2. L’Amour comme Moteur de Changement Radical
Historiquement, l’amour (entendu comme la justice agissante et la solidarité inconditionnelle) a été le moteur des mouvements de libération et de droits civiques.
- L’Éthique de la Non-Violence : Des figures comme Gandhi ou Martin Luther King Jr. ont démontré que le refus de répondre à la violence par la violence – un acte profondément enraciné dans le respect de l’autre même l’oppresseur – est une force politique capable de déstabiliser les régimes les plus autoritaires. Il s’agit d’un pouvoir moral qui expose l’immoralité du système dominant.

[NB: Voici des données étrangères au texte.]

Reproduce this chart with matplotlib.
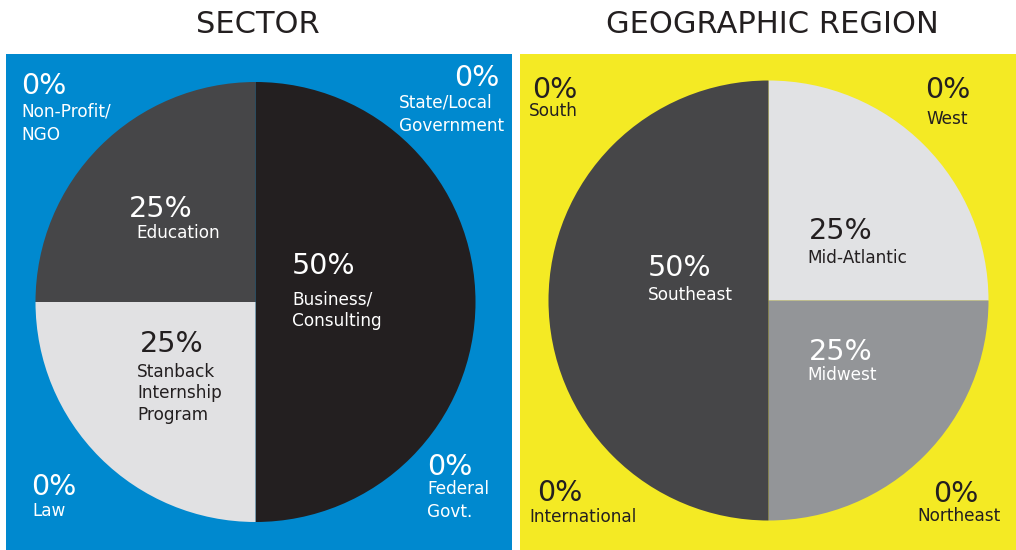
import matplotlib
matplotlib.use("Agg")
import matplotlib.pyplot as plt
from matplotlib.patches import Rectangle

plt.rcParams['font.family'] = ['DejaVu Sans']

W, H = 1016, 550

# Data
sector_labels = ["Business/\nConsulting", "Stanback\nInternship\nProgram", "Education"]
sector_values = [50, 25, 25]
sector_colors = ["#231f20", "#e1e1e3", "#464648"]
sector_zero = ["Non-Profit/\nNGO", "State/Local\nGovernment", "Law", "Federal\nGovt."]

region_labels = ["Mid-Atlantic", "Midwest", "Southeast"]
region_values = [25, 25, 50]
region_colors = ["#e1e2e4", "#939598", "#464648"]
region_zero = ["South", "West", "International", "Northeast"]

BLUE = "#0089cf"
YELLOW = "#f4ea24"
DARK = "#231f20"
WH = "white"

fig = plt.figure(figsize=(W / 100, H / 100), dpi=100)
fig.patch.set_facecolor("white")

def px(x, y):
    return x / W, 1 - y / H

# panels
fig.patches.append(Rectangle(px(6, 550), 506 / W, 496 / H, transform=fig.transFigure,
                             facecolor=BLUE, edgecolor="none", zorder=-5))
fig.patches.append(Rectangle(px(520, 550), 496 / W, 496 / H, transform=fig.transFigure,
                             facecolor=YELLOW, edgecolor="none", zorder=-5))

fig.text(*px(258, 33), "SECTOR", ha="center", va="baseline", fontsize=22, color=DARK)
fig.text(*px(772, 33), "GEOGRAPHIC REGION", ha="center", va="baseline", fontsize=22, color=DARK)

def pie_axes(cx, cy, r):
    ax = fig.add_axes([(cx - r) / W, (H - cy - r) / H, 2 * r / W, 2 * r / H])
    return ax

ax1 = pie_axes(255.5, 302, 220)
ax1.pie(sector_values, colors=sector_colors, startangle=90, counterclock=False,
        radius=1, wedgeprops=dict(linewidth=0))
ax1.set_xlim(-1, 1); ax1.set_ylim(-1, 1); ax1.set_aspect("equal"); ax1.axis("off")

ax2 = pie_axes(768.5, 300.5, 220)
ax2.pie(region_values, colors=region_colors, startangle=90, counterclock=False,
        radius=1, wedgeprops=dict(linewidth=0))
ax2.set_xlim(-1, 1); ax2.set_ylim(-1, 1); ax2.set_aspect("equal"); ax2.axis("off")

PFS = 20.5
NFS = 12.2

def label(px_x, base_y, pct, nx, name_bases, name, color):
    fig.text(*px(px_x, base_y), pct, ha="left", va="baseline", fontsize=PFS, color=color)
    for line, by in zip(name.split("\n"), name_bases):
        fig.text(*px(nx, by), line, ha="left", va="baseline", fontsize=NFS, color=color)

# Sector
label(21, 94, "0%", 21, [117, 140], sector_zero[0], WH)
label(454, 86, "0%", 399, [108, 131], sector_zero[1], WH)
label(31, 495, "0%", 32, [516], sector_zero[2], WH)
label(427, 475, "0%", 427, [494, 517], sector_zero[3], WH)
label(129, 217, f"{sector_values[2]}%", 136, [238], sector_labels[2], WH)
label(292, 274, f"{sector_values[0]}%", 292, [304, 326], sector_labels[0], WH)
label(140, 352, f"{sector_values[1]}%", 137, [377, 398, 420], sector_labels[1], DARK)

# Region
label(532, 98, "0%", 529, [116], region_zero[0], DARK)
label(925, 98, "0%", 926, [124], region_zero[1], DARK)
label(537, 501, "0%", 529, [522], region_zero[2], DARK)
label(933, 502, "0%", 917, [521], region_zero[3], DARK)
label(809, 239, f"{region_values[0]}%", 807, [263], region_labels[0], DARK)
label(809, 360, f"{region_values[1]}%", 807, [380], region_labels[1], WH)
label(648, 276, f"{region_values[2]}%", 648, [300], region_labels[2], WH)

fig.savefig("out.png", dpi=100, facecolor=fig.get_facecolor())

- Le Dépassement de la Peur : Le pouvoir politique et militaire repose souvent sur la peur et la menace. L’amour, par sa nature même, est un acte de courage qui dissipe cette peur. Il permet aux individus de prendre des risques pour la liberté et la vérité, là où la peur leur dicterait l’obéissance et le silence.
3. La Souveraineté de la Compassion
Le « pouvoir suprême » de l’amour réside finalement dans sa capacité à offrir une alternative au cycle de la rétribution et de l’intérêt personnel.

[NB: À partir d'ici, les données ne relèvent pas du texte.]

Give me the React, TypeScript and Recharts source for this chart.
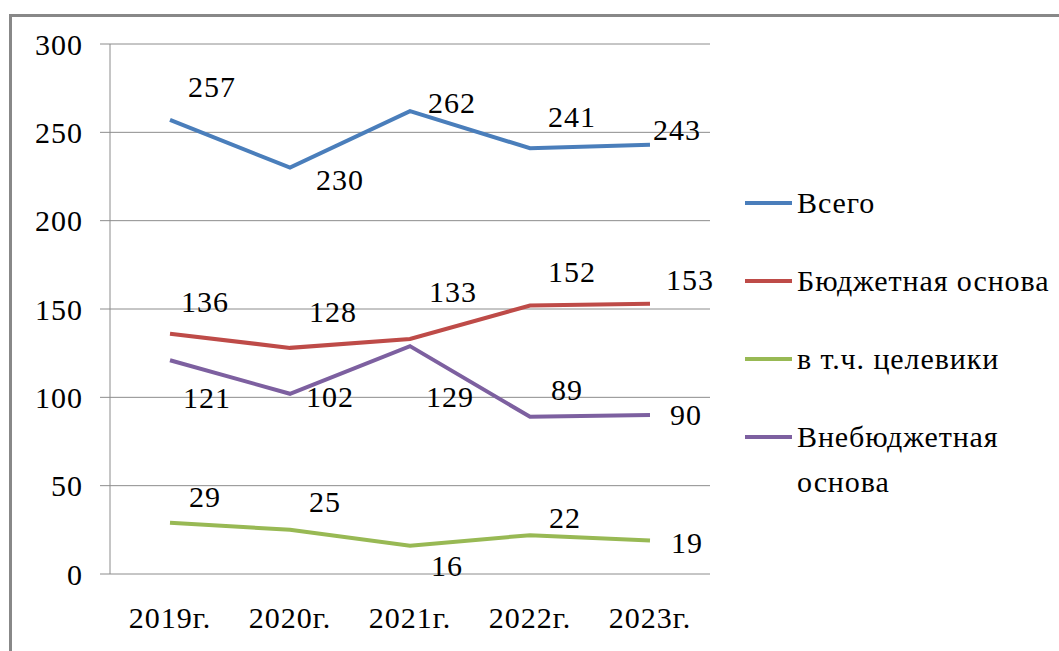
import { LineChart, Line, XAxis, YAxis, CartesianGrid, LabelList } from "recharts";

const years = ["2019г.", "2020г.", "2021г.", "2022г.", "2023г."];
const total = [257, 230, 262, 241, 243];
const budget = [136, 128, 133, 152, 153];
const targeted = [29, 25, 16, 22, 19];
const offBudget = [121, 102, 129, 89, 90];
const yTicks = [0, 50, 100, 150, 200, 250, 300];

const FONT = "Liberation Serif";
const GRID = "#8c8c8c";

// label offsets (dx, dy) from each point, hand-placed like in the original
const labelOffsets: Record<string, [number, number][]> = {
  total: [[42, -33], [50, 12], [42, -9], [42, -32], [27, -15]],
  budget: [[35, -32], [43, -36], [43, -48], [42, -34], [40, -24]],
  targeted: [[35, -26], [35, -28], [37, 20], [35, -18], [37, 2]],
  offBudget: [[37, 37], [40, 3], [40, 50], [37, -27], [36, -1]],
};

const series = [
  { key: "total", name: "Всего", color: "#4a7ebb" },
  { key: "budget", name: "Бюджетная основа", color: "#be4b48" },
  { key: "targeted", name: "в т.ч. целевики", color: "#98b954" },
  { key: "offBudget", name: "Внебюджетная основа", color: "#7d60a0" },
];

const data = years.map((year, i) => ({
  i,
  year,
  total: total[i],
  budget: budget[i],
  targeted: targeted[i],
  offBudget: offBudget[i],
}));

const boundaryTicks = [...years.map((_, i) => i - 0.5), years.length - 0.5];
const centerTicks = years.map((_, i) => i);
const xDomain = [-0.5, years.length - 0.5];

function makeLabel(key: string) {
  return (props: any) => {
    const { x, y, value, index } = props;
    const [dx, dy] = labelOffsets[key][index];
    return (
      <text
        x={x + dx}
        y={y + dy}
        textAnchor="middle"
        dominantBaseline="central"
        style={{ fontFamily: FONT, fontSize: 30, letterSpacing: 1 }}
        fill="#000"
      >
        {value}
      </text>
    );
  };
}

function Legend() {
  return (
    <div style={{ position: "absolute", left: 745, top: 180, width: 314, fontFamily: FONT, fontSize: 30, letterSpacing: 0.9 }}>
      {series.map((s) => (
        <div key={s.key} style={{ display: "flex", alignItems: "flex-start", lineHeight: "45px", marginBottom: 33 }}>
          <div style={{ width: 47, height: 4, background: s.color, marginTop: 21, marginRight: 5, flex: "none" }} />
          <div style={{ width: 262 }}>{s.name}</div>
        </div>
      ))}
    </div>
  );
}

const tickStyle = { fontFamily: FONT, fontSize: 30, fill: "#000", letterSpacing: 1 };

export default function App() {
  return (
    <div style={{ position: "fixed", left: 0, top: 0, width: 1059, height: 651, background: "#fff", overflow: "hidden", fontFamily: FONT }}>
      <div style={{ position: "absolute", left: 9, top: 14, right: 0, bottom: 0, borderTop: "3px solid #888", borderLeft: "3px solid #888" }} />
      <LineChart width={1059} height={651} data={data} margin={{ top: 44, right: 349, left: 40, bottom: 0 }} style={{ fontFamily: FONT }}>
        <CartesianGrid vertical={false} stroke={GRID} />
        <YAxis
          domain={[0, 300]}
          ticks={yTicks}
          width={70}
          axisLine={{ stroke: GRID }}
          tickLine={{ stroke: GRID }}
          tickSize={10}
          tickMargin={17}
          tick={tickStyle}
          interval={0}
        />
        <XAxis
          xAxisId="bounds"
          type="number"
          dataKey="i"
          domain={xDomain}
          ticks={boundaryTicks}
          tick={false}
          height={0}
          tickSize={9}
          axisLine={{ stroke: GRID }}
          tickLine={{ stroke: GRID }}
          interval={0}
        />
        <XAxis
          xAxisId="labels"
          type="number"
          dataKey="i"
          domain={xDomain}
          ticks={centerTicks}
          tickFormatter={(v) => years[v]}
          height={77}
          axisLine={false}
          tickLine={false}
          tickSize={0}
          tickMargin={33}
          tick={tickStyle}
          interval={0}
        />
        {series.map((s) => (
          <Line
            key={s.key}
            xAxisId="bounds"
            dataKey={s.key}
            name={s.name}
            stroke={s.color}
            strokeWidth={4}
            dot={false}
            isAnimationActive={false}
          >
            <LabelList dataKey={s.key} content={makeLabel(s.key)} />
          </Line>
        ))}
      </LineChart>
      <Legend />
    </div>
  );
}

Quand une situation est bloquée par l’orgueil, le calcul ou le désir de vengeance, seule la compassion active — le choix délibéré d’agir dans l’intérêt de l’autre, même au détriment de soi — peut la dénouer.
- L’Art de la Négociation : Dans la résolution des conflits (qu’ils soient diplomatiques ou interpersonnels), le point de bascule est souvent le moment où l’une des parties reconnaît sincèrement la souffrance de l’autre, passant de l’exigence à l’empathie. C’est ce moment d’humanité partagée qui permet de construire des solutions durables et non de simples trêves.
En définitive, le pouvoir de l’amour est suprême non pas parce qu’il écrase les autres formes de pouvoir, mais parce qu’il est le seul à pouvoir les purifier et les orienter vers le bien commun. Il est la force régulatrice qui empêche l’humanité de s’autodétruire par son propre génie.